(DATA PROVIDED)
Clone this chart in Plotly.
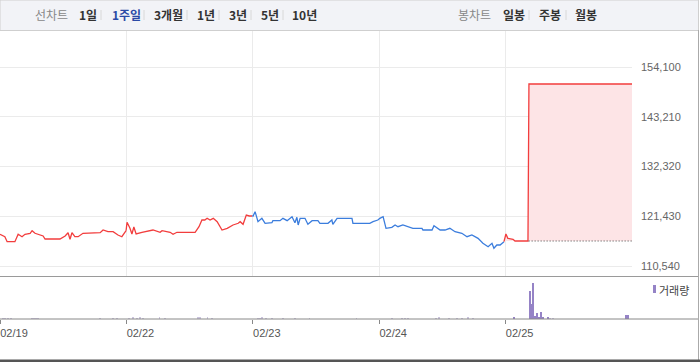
import plotly.graph_objects as go

W, H = 700, 362

def px(x):
    return x / W

def py(y):
    return 1 - y / H

# ---------------- data ----------------
days = ["02/19", "02/22", "02/23", "02/24", "02/25"]
day_dir = ["up", "up", "down", "down", "up"]
session_minutes = 390

min_0219 = [0, 15, 22, 46, 56, 68, 77, 93, 99, 108, 133, 139, 185, 201, 210, 216, 222, 231, 241, 256,
            309, 318, 333, 349, 364, 376, 389]
prc_0219 = [117480, 116950, 115860, 115860, 117480, 116950, 117480, 117700, 118270, 117700, 117110,
            116450, 116450, 117110, 117830, 116390, 117830, 116950, 116950, 117700, 117830, 118420,
            118050, 118050, 117330, 116950, 118270]

min_0222 = [2, 11, 17, 23, 30, 48, 82, 104, 110, 135, 144, 156, 212, 224, 233, 242, 249, 258, 268, 280,
            295, 311, 329, 345, 351, 360, 370, 379, 388]
prc_0222 = [120110, 118790, 117550, 119080, 117550, 117920, 118420, 117920, 118270, 117920, 117480,
            117920, 117920, 119140, 120610, 120610, 120980, 120610, 120980, 120240, 118420, 118790,
            119520, 119890, 120240, 119670, 121700, 121490, 121490]

min_0223 = [1, 7, 16, 28, 38, 59, 62, 84, 93, 106, 121, 130, 136, 140, 146, 161, 170, 183, 201, 207,
            232, 244, 247, 260, 306, 309, 361, 371, 386]
prc_0223 = [121490, 122430, 120240, 120980, 119890, 120020, 120460, 120460, 120980, 120460, 121330,
            120020, 121200, 119520, 120980, 120980, 119670, 120460, 120460, 119890, 119890, 120610,
            119670, 120980, 120980, 119890, 119890, 120240, 120610]

min_0224 = [2, 12, 21, 39, 49, 58, 73, 104, 132, 135, 163, 169, 188, 203, 218, 234, 255, 271, 286, 305,
            320, 336, 348, 354, 363, 373, 385]
prc_0224 = [120980, 121330, 118790, 119010, 119520, 119140, 119520, 118790, 118790, 118420, 118420,
            119360, 118420, 118420, 118790, 118050, 117700, 116950, 117330, 116600, 115510, 114770,
            115510, 114420, 115140, 115140, 115860]

min_0225 = [1, 7, 23, 29, 69, 72, 390]
prc_0225 = [117550, 116600, 116390, 116010, 116010, 150380, 150380]

prev_close_0225 = 116010
prev_close_from_min = 23

day_minutes = [min_0219, min_0222, min_0223, min_0224, min_0225]
day_prices = [prc_0219, prc_0222, prc_0223, prc_0224, prc_0225]

price_ticks = [110540, 121430, 132320, 143210, 154100]

# volume: (day index, minute, volume)
vol_day = [0, 0, 0, 0, 0, 0, 0, 0, 0, 0, 0, 1, 1, 1, 1, 1, 1, 1, 1, 1, 1, 1, 2, 2, 2, 2, 2, 2, 2, 2, 2,
           3, 3, 3, 3, 3, 3, 3, 3, 3, 3, 3,
           4, 4, 4, 4, 4, 4, 4, 4, 4, 4, 4, 4, 4, 4, 4]
vol_min = [9, 15, 25, 34, 99, 105, 111, 117, 309, 349, 361, 8, 21, 33, 43, 52, 102, 120, 220, 228, 250, 265,
           15, 22, 28, 40, 60, 93, 130, 175, 320,
           40, 70, 80, 90, 175, 185, 215, 240, 255, 275, 290,
           26, 75, 81, 85, 90, 96, 99, 102, 109, 115, 131, 138, 147, 371, 378]
vol_val = [900, 900, 900, 900, 900, 900, 900, 900, 900, 900, 900, 900, 1300, 900, 1300, 900, 1200, 900, 1800,
           1800, 1300, 900,
           900, 900, 1200, 900, 900, 900, 900, 900, 900,
           900, 900, 900, 900, 900, 1500, 900, 900, 900, 1200, 900,
           1200, 28000, 15000, 36000, 3000, 6000, 2000, 2000, 7000, 1300, 2000, 1000, 1000, 4000, 4000]

# ---------------- style ----------------
UP = "#f23d3d"
DOWN = "#3b7ddd"
VOL = "#9583c6"
VOL_LIGHT = "#cbc4de"
GRID = "#ebebeb"

def xpos(d, m):
    return d * session_minutes + m

fig = go.Figure()

# fill for the last day between prev close and price
last = len(days) - 1
fx = [xpos(last, m) for m in min_0225]
fig.add_trace(go.Scatter(x=fx, y=[prev_close_0225] * len(fx), mode="lines",
                         line=dict(width=0), hoverinfo="skip", showlegend=False))
fig.add_trace(go.Scatter(x=fx, y=prc_0225, mode="lines", line=dict(width=0),
                         fill="tonexty", fillcolor="#fde4e6", hoverinfo="skip", showlegend=False))

# price lines per day
for d in range(len(days)):
    xs = [xpos(d, m) for m in day_minutes[d]]
    ys = list(day_prices[d])
    if d > 0:
        xs = [xpos(d - 1, day_minutes[d - 1][-1])] + xs
        ys = [day_prices[d - 1][-1]] + ys
    col = UP if day_dir[d] == "up" else DOWN
    fig.add_trace(go.Scatter(x=xs, y=ys, mode="lines", line=dict(color=col, width=1.3),
                             showlegend=False, xaxis="x", yaxis="y"))

# prev close dotted line (from where the price returns to it)
fig.add_trace(go.Scatter(x=[xpos(last, 69) + 2, xpos(last, session_minutes)],
                         y=[prev_close_0225, prev_close_0225], mode="lines",
                         line=dict(color="#444444", width=1, dash="1px,2px"),
                         hoverinfo="skip", showlegend=False))

# volume
vol_colors = [VOL if (d == last and v > 1100) else VOL_LIGHT for d, v in zip(vol_day, vol_val)]
fig.add_trace(go.Bar(x=[xpos(d, m) for d, m in zip(vol_day, vol_min)], y=vol_val,
                     width=2.6, marker=dict(color=vol_colors, line=dict(width=0)),
                     showlegend=False, xaxis="x2", yaxis="y2"))

x_end = 632
fig.update_layout(
    width=W, height=H,
    margin=dict(l=0, r=0, t=0, b=0),
    paper_bgcolor="white", plot_bgcolor="white",
    font=dict(family="Liberation Sans, Arial, sans-serif", size=11, color="#666666"),
    bargap=0,
    xaxis=dict(domain=[0, px(x_end)], range=[0, session_minutes * len(days)],
               tickvals=[session_minutes * i for i in range(1, len(days))],
               showgrid=True, gridcolor=GRID, gridwidth=1, showticklabels=False,
               ticks="", zeroline=False, showline=False, anchor="y"),
    yaxis=dict(domain=[py(276), py(31)], range=[108351, 161980],
               tickvals=price_ticks, ticktext=[f"{v:,}" for v in price_ticks],
               side="right", showgrid=True, gridcolor=GRID, gridwidth=1,
               zeroline=False, showline=False, ticks="", ticklabelstandoff=8,
               tickfont=dict(size=11, color="#666666"), anchor="x"),
    xaxis2=dict(domain=[0, px(x_end)], range=[0, session_minutes * len(days)],
                tickvals=[session_minutes * i for i in range(len(days))], ticktext=days,
                showgrid=False, ticks="outside", ticklen=4, tickcolor="#888888",
                ticklabelshift=14, tickfont=dict(size=11, color="#555555"),
                zeroline=False, showline=False, anchor="y2"),
    yaxis2=dict(domain=[py(319), py(277)], range=[0, 42000], showgrid=False,
                showticklabels=False, zeroline=False, showline=False, ticks="", anchor="x2"),
)

shapes = []
# top bar
shapes.append(dict(type="rect", xref="paper", yref="paper", x0=px(0), x1=px(698.5), y0=py(30.5), y1=py(0),
                   fillcolor="#f2f3f7", line=dict(color="#cfcfcf", width=1), layer="below"))
for sx in [101, 144, 187, 219, 251, 283, 529, 566]:
    shapes.append(dict(type="line", xref="paper", yref="paper", x0=px(sx), x1=px(sx), y0=py(10), y1=py(20),
                       line=dict(color="#d8d8d8", width=1)))
# panel separator and volume axis line
shapes.append(dict(type="line", xref="paper", yref="paper", x0=0, x1=px(699), y0=py(276.5), y1=py(276.5),
                   line=dict(color="#9a9a9a", width=1)))
shapes.append(dict(type="line", xref="paper", yref="paper", x0=0, x1=px(699), y0=py(319), y1=py(319),
                   line=dict(color="#888888", width=1)))
# right border
shapes.append(dict(type="line", xref="paper", yref="paper", x0=px(698.5), x1=px(698.5), y0=py(30), y1=py(360),
                   line=dict(color="#aaaaaa", width=1)))
# bottom dark border
shapes.append(dict(type="rect", xref="paper", yref="paper", x0=0, x1=1, y0=py(362), y1=py(359.5),
                   fillcolor="#555555", line=dict(width=0)))
# volume legend marker
shapes.append(dict(type="rect", xref="paper", yref="paper", x0=px(653), x1=px(656), y0=py(293), y1=py(285),
                   fillcolor=VOL, line=dict(width=0)))
fig.update_layout(shapes=shapes)

KFONT = "Noto Sans CJK KR, sans-serif"
annots = []
menu_left = [("선차트", 33, "#888888", False), ("1일", 77, "#333333", True), ("1주일", 110, "#2b4aa6", True),
             ("3개월", 152, "#333333", True), ("1년", 195, "#333333", True), ("3년", 227, "#333333", True),
             ("5년", 259, "#333333", True), ("10년", 290, "#333333", True),
             ("봉차트", 456, "#888888", False), ("일봉", 501, "#333333", True), ("주봉", 537, "#333333", True),
             ("월봉", 573, "#333333", True)]
for txt, x, col, bold in menu_left:
    annots.append(dict(text=f"<b>{txt}</b>" if bold else txt, x=px(x), y=py(15), xref="paper", yref="paper",
                       xanchor="left", yanchor="middle", showarrow=False,
                       font=dict(family=KFONT, size=12, color=col)))
annots.append(dict(text="거래량", x=px(657), y=py(290), xref="paper", yref="paper", xanchor="left",
                   yanchor="middle", showarrow=False, font=dict(family=KFONT, size=11, color="#444444")))
fig.update_layout(annotations=annots)

fig.write_html("out.html")
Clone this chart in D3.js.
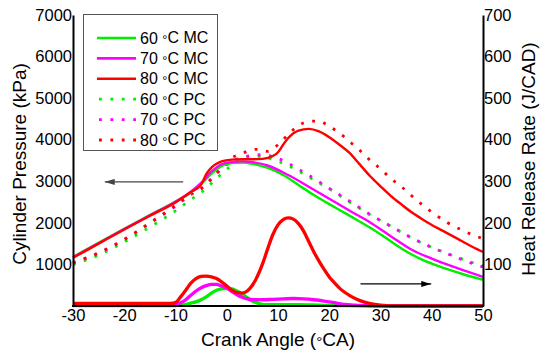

(PROBLEM) From the first line of the listing above, repeat every line through the one holding "session_minutes = 390". Both ends count, and pictures stay out.

(RESPONSE)
Clone this chart in Plotly.
import plotly.graph_objects as go

W, H = 700, 362

def px(x):
    return x / W

def py(y):
    return 1 - y / H

# ---------------- data ----------------
days = ["02/19", "02/22", "02/23", "02/24", "02/25"]
day_dir = ["up", "up", "down", "down", "up"]
session_minutes = 390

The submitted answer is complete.